Integrante da Rede de Mães e Familiares da Baixada Fluminense, Marília Pales fala sobre a importância do acolhimento para as mães que perderam os filhos para a violência. “Sobreviver depois da perda de um filho é muito complicado. Então essa ajuda faz com que nós consigamos sobreviver”, finaliza.

‘A gente não tem Natal’

Renata dos Santos, moradora do município de Queimados, na Baixada Fluminense, tem 50 anos e três filhos vivos. Dois também foram vítimas da violência urbana no Brasil.

Há sete anos, ela perdeu o primeiro filho, Antoni Wladimir. Endividado, ele e um grupo de amigos tentaram cometer um assalto para levantar a quantia de R$ 2 mil. Durante a ação, houve um tiroteio e os colegas foram mortos. Antoni recebeu um tiro na cabeça, mas foi o único sobrevivente, conseguiu resistir aos ferimentos e fugir para casa e encontrar a mãe.

O assalto incomodou o tráfico da região, que chamou os familiares de Roberto Michel para prestar explicações, em mais de uma oportunidade. Em uma das ocasiões, o jovem foi assassinado pelos traficantes.

A partir deste momento, Renata dos Santos iniciou um caminho para conseguir enterrar o filho. Ela precisou, por diversas vezes, pedir isso para o tráfico, até que conseguiu a autorização e a possibilidade de localizar o filho. Para isso, contudo, teve que ir com a filha, ir até a vala clandestina onde ele havia sido enterrado e recolher os ossos do filho em uma sacola.

A ferida, que nunca se fechou, foi alargada no dia 23 de novembro de 2023, quando o segundo filho, Roberto Michel, também foi executado. Desta vez, ele sofreu uma emboscada por policiais milicianos. Sem envolvimento com o crime organizado, ela conta que encontrou o jovem com a perna e os braços queimados.

As duas mortes tiraram qualquer possibilidade de celebração dentro de casa, relata. “A gente não tem Natal, não tem Ano Novo, não tem nada. Como você comemora alguma coisa?”, conta Renata dos Santos. Ela tem uma filha e três netos.

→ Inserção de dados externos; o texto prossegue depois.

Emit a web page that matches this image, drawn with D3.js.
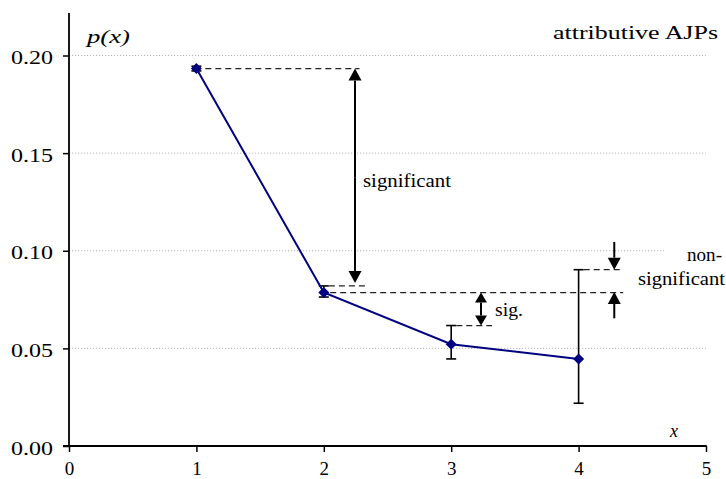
<!DOCTYPE html>
<html><head><meta charset="utf-8">
<script src="https://cdn.jsdelivr.net/npm/d3@7"></script>
<style>body{margin:0;background:#fff}svg{display:block}</style>
</head><body>
<script>
const xValues = [1, 2, 3, 4];
const pValues = [0.1933, 0.0786, 0.0521, 0.0446];
const errLow  = [0.1921, 0.0763, 0.0446, 0.0219];
const errHigh = [0.1945, 0.0820, 0.0617, 0.0903];
const xTicks = [0, 1, 2, 3, 4, 5];
const yTicks = [0, 0.05, 0.10, 0.15, 0.20];
const yTickLabels = ["0.00", "0.05", "0.10", "0.15", "0.20"];

const FONT = "Liberation Serif";
const TICK_SIZE = 19, LABEL_SIZE = 18;
const W = 726, H = 479;
const svg = d3.select("body").append("svg").attr("width", W).attr("height", H);
const x = d3.scaleLinear().domain([0, 5]).range([69, 706]);
const y = d3.scaleLinear().domain([0, 0.2]).range([446, 55.5]);

// gridlines
svg.append("g").selectAll("line").data(yTicks.filter(d => d > 0)).join("line")
  .attr("x1", x(0)).attr("x2", x(5)).attr("y1", d => y(d)).attr("y2", d => y(d))
  .attr("stroke", "#b8b8b8").attr("stroke-width", 1).attr("stroke-dasharray", "1.2,1.8");

// white box behind right label
svg.append("rect").attr("x", 664).attr("y", 238).attr("width", 62).attr("height", 28).attr("fill", "#fff");

// axes
const yAxis = svg.append("g").attr("transform", `translate(${x(0)},0)`)
  .call(d3.axisLeft(y).tickValues(yTicks).tickSize(6).tickFormat((d, i) => yTickLabels[i]));
const xAxis = svg.append("g").attr("transform", `translate(0,${y(0)})`)
  .call(d3.axisBottom(x).tickValues(xTicks).tickSize(6).tickFormat(d3.format("d")));
[yAxis, xAxis].forEach(g => {
  g.attr("font-family", null).attr("font-size", null);
  g.select(".domain").remove();
  g.selectAll(".tick line").attr("stroke", "#000").attr("stroke-width", 1.5);
  g.selectAll("text").style("font-family", FONT).style("font-size", TICK_SIZE + "px")
    .attr("fill", "#000").attr("dy", 0);
});
yAxis.selectAll(".tick text").attr("x", -16).attr("y", 8)
  .attr("textLength", 42).attr("lengthAdjust", "spacingAndGlyphs");
xAxis.selectAll(".tick text").attr("x", 0).attr("y", 29);
svg.append("line").attr("x1", x(0)).attr("x2", x(0)).attr("y1", 13).attr("y2", y(0) + 0.75)
  .attr("stroke", "#000").attr("stroke-width", 1.8);
svg.append("line").attr("x1", x(0) - 6).attr("x2", x(5) + 0.8).attr("y1", y(0)).attr("y2", y(0))
  .attr("stroke", "#000").attr("stroke-width", 1.8);

// dashed reference lines
const dashed = [
  {x1: 1.07, x2: 2.28, v: pValues[0]},
  {x1: 2.04, x2: 2.34, v: errHigh[1]},
  {x1: 2.05, x2: 4.35, v: pValues[1]},
  {x1: 3.04, x2: 3.32, v: errHigh[2]},
  {x1: 4.04, x2: 4.34, v: errHigh[3]}
];
svg.append("g").selectAll("line").data(dashed).join("line")
  .attr("x1", d => x(d.x1)).attr("x2", d => x(d.x2)).attr("y1", d => y(d.v)).attr("y2", d => y(d.v))
  .attr("stroke", "#222").attr("stroke-width", 1.3).attr("stroke-dasharray", "6,4");

// arrows
function arrow(xv, fromV, toV, hw, hl) {
  const xs = x(xv), y0 = y(fromV), y1 = y(toV);
  const dir = y1 > y0 ? 1 : -1;
  svg.append("line").attr("x1", xs).attr("x2", xs).attr("y1", y0).attr("y2", y1 - dir * hl)
    .attr("stroke", "#000").attr("stroke-width", 2);
  svg.append("path").attr("d", `M${xs},${y1}L${xs - hw},${y1 - dir * hl}L${xs + hw},${y1 - dir * hl}Z`).attr("fill", "#000");
}
arrow(2.245, (pValues[0] + errHigh[1]) / 2, pValues[0], 6.5, 12);
arrow(2.245, (pValues[0] + errHigh[1]) / 2, errHigh[1] + 0.0015, 6.5, 12);
arrow(3.234, (pValues[1] + errHigh[2]) / 2, pValues[1], 6, 10);
arrow(3.234, (pValues[1] + errHigh[2]) / 2, errHigh[2], 6, 10);
arrow(4.28, 0.1045, errHigh[3], 6.5, 12);
arrow(4.28, 0.0654, pValues[1] + 0.0003, 6.5, 12);

// error bars
const eb = svg.append("g").attr("stroke", "#000").attr("stroke-width", 1.6);
xValues.forEach((xv, i) => {
  const cx = x(xv);
  eb.append("line").attr("x1", cx).attr("x2", cx).attr("y1", y(errLow[i])).attr("y2", y(errHigh[i]));
  eb.append("line").attr("x1", cx - 5).attr("x2", cx + 5).attr("y1", y(errLow[i])).attr("y2", y(errLow[i]));
  eb.append("line").attr("x1", cx - 5).attr("x2", cx + 5).attr("y1", y(errHigh[i])).attr("y2", y(errHigh[i]));
});

// series line
svg.append("path").datum(xValues.map((xv, i) => [xv, pValues[i]]))
  .attr("d", d3.line().x(d => x(d[0])).y(d => y(d[1])))
  .attr("fill", "none").attr("stroke", "#000080").attr("stroke-width", 2);
svg.append("g").selectAll("path").data(xValues).join("path")
  .attr("d", (xv, i) => { const cx = x(xv), cy = y(pValues[i]); return `M${cx},${cy - 5.5}L${cx + 5.5},${cy}L${cx},${cy + 5.5}L${cx - 5.5},${cy}Z`; })
  .attr("fill", "#000080");

// texts
function txt(s, tx, ty, anchor, opts = {}) {
  const t = svg.append("text").attr("x", tx).attr("y", ty).attr("text-anchor", anchor)
    .style("font-family", FONT).style("font-size", (opts.size || LABEL_SIZE) + "px")
    .style("font-style", opts.italic ? "italic" : "normal").attr("fill", "#000").text(s);
  if (opts.len) t.attr("textLength", opts.len).attr("lengthAdjust", "spacingAndGlyphs");
  return t;
}
txt("p(x)", 87, 42.5, "start", {italic: true, len: 43});
txt("attributive AJPs", 718, 38.5, "end", {len: 165});
txt("significant", 363, 187, "start", {len: 88});
txt("sig.", 495, 316, "start", {len: 28});
txt("non-", 722, 261, "end", {len: 35});
txt("significant", 725, 285, "end", {len: 87});
txt("x", 670, 437, "start", {italic: true});
</script>
</body></html>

Renata toma remédios para não ver os fogos de artifício e as comemorações. “Eu só acordo no dia seguinte, espero a data acabar logo, que é muito ruim”.

Para ela, algo importante para se manter de pé tem sido a Rede de Atenção a pessoas Afetadas pela Violência de Estado (RAAVE), que reúne mulheres que passaram por situações como a dela.

“É fundamental. Eu, meu esposo e a minha filha estamos desempregados, então a gente não tinha R$ 1 para nada e a rede se movimentou, me ajudou em todo sentido, tanto financeiro, quanto moral e psicológico”, relata.